Fannie Mae and Freddie Mac (the “GSEs”), working together with Mortgage Electronic Registry Systems (“MERS”), have been promoting the use of electronic mortgage notes (“eNotes”) in the residential mortgage industry.  MERS, with input from the GSEs and other industry participants, has designed an “eRegistry” system that purports to provide a definitive record of the ownership of eNotes.

The use of eNotes and the eRegistry may bring substantial efficiencies to the residential mortgage market.  However, the most recent iteration of the eRegistry does not fit neatly into the UCC perfection and priority scheme applicable to physical mortgage notes.

This eAlert addresses potential issues with eNotes and eRegistry, including:

  1. The relationship between Article 9 of the Uniform Commercial Code (“UCC”) on the one hand, and the Uniform Electronic Transactions Act (“UETA”) and Electronic Signatures in Global and National Commerce Act (“e-Sign”) on the other hand, as it relates to the perfection of a warehouse provider’s interest in eNotes.
  2. Whether physical mortgage notes are negotiable instruments under UCC Article 3.  If eNotes would not be negotiable instruments if they were in physical form, the eRegistry is not effective to give a warehouse provider a first priority interest in eNotes.
  3. Whether the eRegistry will properly provide for “control” under UETA and e-Sign.  If the eRegistry does not provide “control,” it will be ineffective to give warehouse providers a first priority interest in eNotes.

Finally, this eAlert provides practical recommendations for warehouse providers, warehousing eNotes held through the eRegistry.

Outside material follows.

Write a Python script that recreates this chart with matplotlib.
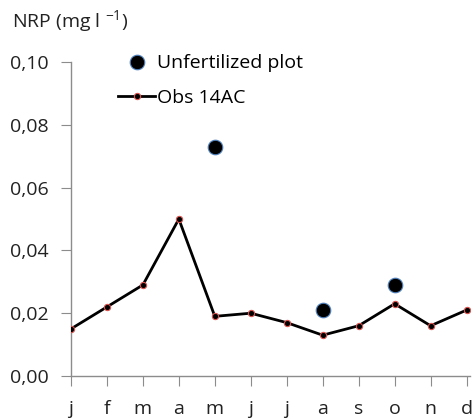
import numpy as np
import matplotlib.pyplot as plt
from matplotlib.lines import Line2D

plt.rcParams['font.family'] = ['Open Sans', 'DejaVu Sans']
plt.rcParams['mathtext.fontset'] = 'custom'
plt.rcParams['mathtext.rm'] = 'Open Sans'

# monthly NRP concentrations
months = ['j', 'f', 'm', 'a', 'm', 'j', 'j', 'a', 's', 'o', 'n', 'd']
obs_14ac = [0.015, 0.022, 0.029, 0.050, 0.019, 0.020, 0.017, 0.013, 0.016, 0.023, 0.016, 0.021]
unfert_idx = [4, 7, 9]
unfert_val = [0.073, 0.021, 0.029]
yticks = [0.0, 0.02, 0.04, 0.06, 0.08, 0.10]

fig = plt.figure(figsize=(4.73, 4.18), dpi=100)
ax = fig.add_axes([0.150, 0.1005, 0.844, 0.751])

x = np.arange(len(months))
ax.plot(x, obs_14ac, color='black', lw=2.0, marker='o', ms=4.5,
        mfc='black', mec='#d9534f', mew=0.8, zorder=3)
ax.plot(unfert_idx, unfert_val, ls='none', marker='o', ms=10.5,
        mfc='black', mec='#4f81bd', mew=0.8, zorder=4)

ax.set_xlim(0, 11.1)
ax.set_ylim(0, 0.10)
ax.set_xticks(x)
ax.set_xticklabels(months)
ax.set_yticks(yticks)
ax.set_yticklabels([('%.2f' % v).replace('.', ',') for v in yticks])

for s in ['top', 'right']:
    ax.spines[s].set_visible(False)
for s in ['left', 'bottom']:
    ax.spines[s].set_color('#8c8c8c')
    ax.spines[s].set_linewidth(1.0)
ax.tick_params(axis='both', colors='#8c8c8c', labelcolor='#222222', labelsize=14, length=7)
ax.tick_params(axis='x', pad=10)
ax.tick_params(axis='y', pad=9)

handles = [
    Line2D([], [], ls='none', marker='o', ms=10.5, mfc='black', mec='#4f81bd', mew=0.8),
    Line2D([], [], color='black', lw=2.0, marker='o', ms=4.5, mfc='black', mec='#d9534f', mew=0.8),
]
ax.legend(handles, ['Unfertilized plot', 'Obs 14AC'], loc='upper left',
          bbox_to_anchor=(0.075, 1.08), frameon=False, fontsize=14,
          handlelength=1.9, handletextpad=0.1, labelspacing=0.85)

fig.text(0.025, 0.948, r'NRP (mg l $^{-1}$)', fontsize=14, color='#222222', va='center')

fig.savefig('out.png', dpi=100)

Current Perfection Practices—Physical Mortgage Notes

Current Article 9 provides for perfection by possession of physical mortgage notes.  Physical mortgage notes are “instruments” under UCC Article 9 (“Article 9”).  Warehouse providers typically take possession of the physical mortgage note.  If they do so in good faith and without knowledge of the violation of another party’s interest, possession ensures first priority.  Also, warehouse providers can and do perfect their security interests in the physical mortgage notes by filing financing statements.  However, a party that perfects solely by filing will be subject to the rights of another party who filed earlier in time, or a party that filed later or did not file but takes possession of the original mortgage note.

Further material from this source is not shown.